PARTIE 2: LA PEUR DE LA REPETITION
Comme l’a expliqué mon précédent article « Art-thérapie et crise sanitaire: Valeur de l’expression art-thérapeutique », l’utilisation de différents moyens a permis de révéler les effets immédiats de cette situation inattendue. Il s’agit aujourd’hui de développer l’étude des effets secondaires, ceux que nous vivons à l’heure actuelle. La peur de la répétition y occupe une place centrale.

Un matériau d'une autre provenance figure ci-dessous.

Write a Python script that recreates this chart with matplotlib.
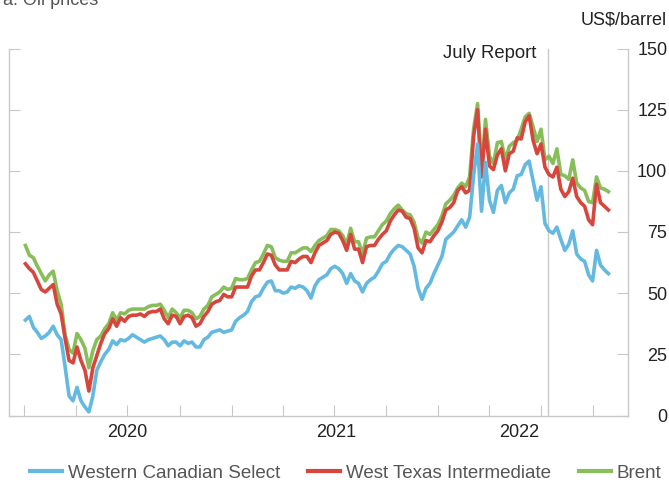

En stoppant leur mode de vie, la crise sanitaire a contraint les corps de manière inattendue et brutale. L’enfermement physique s’est doublé d’une rumination mentale largement entretenue par les médias, internet et les réseaux sociaux. La répétition en boucle, la multiplication des images et des discours ne nourrissent jamais une réflexion positive puisqu’elles s’opposent, par principe, à la séparabilité des affects engendrés. En effet, comme il a été souvent constaté en séance d’art-thérapie, face aux écrans et à l’afflux continuel d’informations, le corps bloqué colle à l’immédiateté de ce qu’il reçoit et perçoit. La vision des images liées à la maladie, à la mort et à l’état d’urgence déclenche inquiétude, peur, stress et angoisses diverses selon les individus. Associés à ces images, les mots et attitudes démultiplient ces affects tandis que la diversité des discours rend les analyses porteuses de sens inaudibles. Dans le même temps, les indécisions politiques et les contradictions scientifiques nourrissent le sentiment d’incompréhension et de désordre alors que tout mouvement est stoppé.

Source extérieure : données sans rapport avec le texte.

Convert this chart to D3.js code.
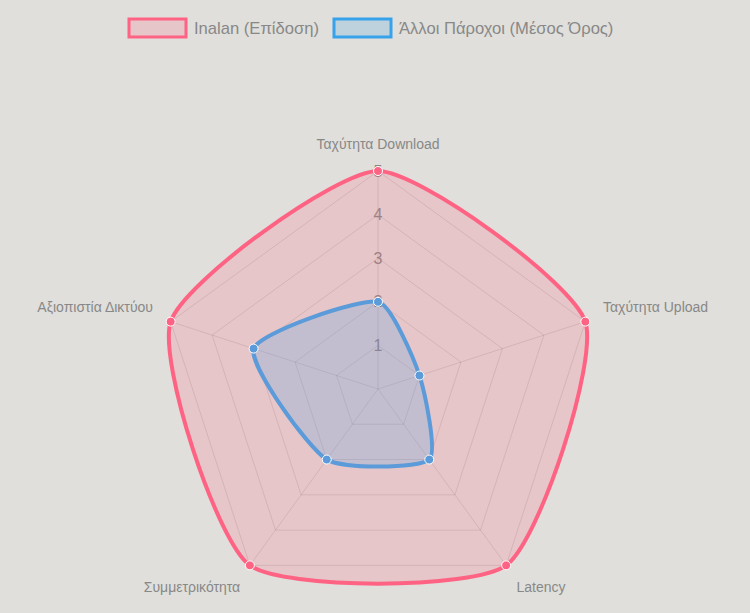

On retrouve ainsi les ressentis majeurs liés aux situations traumatiques tels que tous les corps les expriment dans leurs productions art-thérapeutiques. Premièrement, irruption inattendue d’un événement qui marque une rupture plus ou moins violente dans la sérénité du quotidien. Deuxièmement, incompréhension face à cette situation. A ce stade, le besoin de comprendre est fondamental car c’est lui qui permet de rétablir l’équilibre perdu. L’établissement d’un sens clairement défini est alors nécessaire. Grâce à lui, corps et cerveau se reconnectent rétablissant confiance et sécurité. De même, la présence d’un entourage serein et bienveillant y contribue. Il va sans dire que de nombreuses personnes ont malheureusement connu l’inverse: maintien de la confusion doublé d’un isolement social. Ainsi, si le corps ne retrouve pas rapidement confiance et sentiment de sécurité, il reste en état de vigilance par peur de la répétition.

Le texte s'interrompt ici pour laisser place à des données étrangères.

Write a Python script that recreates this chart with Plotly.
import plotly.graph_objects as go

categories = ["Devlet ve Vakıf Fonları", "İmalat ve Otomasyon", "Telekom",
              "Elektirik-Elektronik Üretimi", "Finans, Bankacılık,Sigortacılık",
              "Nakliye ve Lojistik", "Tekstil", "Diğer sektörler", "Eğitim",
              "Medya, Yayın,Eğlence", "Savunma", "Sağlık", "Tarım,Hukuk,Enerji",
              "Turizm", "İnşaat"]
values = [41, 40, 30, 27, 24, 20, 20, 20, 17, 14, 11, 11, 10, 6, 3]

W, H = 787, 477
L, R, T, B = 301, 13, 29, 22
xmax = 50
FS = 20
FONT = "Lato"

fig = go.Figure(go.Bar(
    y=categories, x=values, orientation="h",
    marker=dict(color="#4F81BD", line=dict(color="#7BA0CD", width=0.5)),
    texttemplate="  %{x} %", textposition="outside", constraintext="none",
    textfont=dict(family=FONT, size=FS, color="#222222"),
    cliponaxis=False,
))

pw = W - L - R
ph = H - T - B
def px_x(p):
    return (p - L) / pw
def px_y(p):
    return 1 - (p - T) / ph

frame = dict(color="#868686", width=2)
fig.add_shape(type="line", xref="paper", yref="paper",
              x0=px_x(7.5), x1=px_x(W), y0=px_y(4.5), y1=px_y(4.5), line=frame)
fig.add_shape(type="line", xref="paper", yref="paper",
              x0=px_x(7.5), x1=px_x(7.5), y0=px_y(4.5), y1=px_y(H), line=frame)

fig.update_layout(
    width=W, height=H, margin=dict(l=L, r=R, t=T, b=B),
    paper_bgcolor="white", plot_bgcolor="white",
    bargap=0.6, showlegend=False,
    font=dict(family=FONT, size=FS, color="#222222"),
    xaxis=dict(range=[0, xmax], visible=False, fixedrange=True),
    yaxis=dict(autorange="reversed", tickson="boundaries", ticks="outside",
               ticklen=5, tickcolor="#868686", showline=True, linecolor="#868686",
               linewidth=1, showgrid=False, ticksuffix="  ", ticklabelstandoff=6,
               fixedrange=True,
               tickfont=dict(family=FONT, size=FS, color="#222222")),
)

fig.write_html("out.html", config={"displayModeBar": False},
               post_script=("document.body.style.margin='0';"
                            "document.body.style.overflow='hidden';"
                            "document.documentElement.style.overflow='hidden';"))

A l’heure actuelle, depuis de nombreuses semaines, cette peur de la répétition est entretenue quotidiennement. Elle entraîne une inquiétude face à l’avenir ainsi qu’une peur de l’amplification du désordre. Elle provoque ainsi deux mouvements inverses. D’une part l’échappatoire par le déni avec, parfois, un lâcher-prise festif et insouciant. D’autre part, le souhait d’un ordre strictement imposé. De manière totalement inversée, ces deux attitudes sont chacune une manière de résoudre le désordre provoqué et de dépasser le traumatisme. Mais l’incompréhension entre ces deux pôles est source de conflits. Elle entraîne même des réactions violentes qui prouvent la présence des affects à leur origine. Pour les uns, c’est la valeur de la liberté contre l’enfermement et le contrôle du mouvement. Pour les autres, c’est la valeur de la maîtrise contre le désordre et la peur. Un problème éminemment politique présent à l’échelle de nombreuses sociétés contemporaines. Or, n’est-ce pas au politique de gérer les relations d’une cité en ayant conscience des effets induits par les événements afin de mieux les réguler? Mais les politiques en ont-ils une conscience juste? Ils se réfèrent aux connaissances scientifiques mais ces dernières ne montrent-elles pas leurs limites au-delà des corporatismes, conflits d’intérêts ou enfermements théoriques?
L’art-thérapie est une pratique qui s’établit sur des faits, des données obtenues à partir de relations réelles et non virtuelles. En démultipliant la résonance des affects à l’échelle des corps individuels et sociaux, la crise sanitaire a révélé les défaillances de nos sociétés. Elle pose la question de l’utilisation des connaissances. Elle en a amplifié les paradoxes et les limites. Elle demande aujourd’hui des réponses différentes, raisonnables et circonstanciées telles que certains spécialistes, médecins, chercheurs ou scientifiques le soulignent. Souhaitant contribuer à une évolution différente et positive, l’art-thérapie intègre la notion d’information qualitative transmise et ressentie à l’échelle des corps individuels comme sociaux. Ceci afin de contribuer à un avenir différent et serein car détaché des peurs accumulées. Ce sera donc le sujet de mon prochain article intitulé: « Art-thérapie et crise sanitaire: Incidence des Mémoires affects sur notre présent ».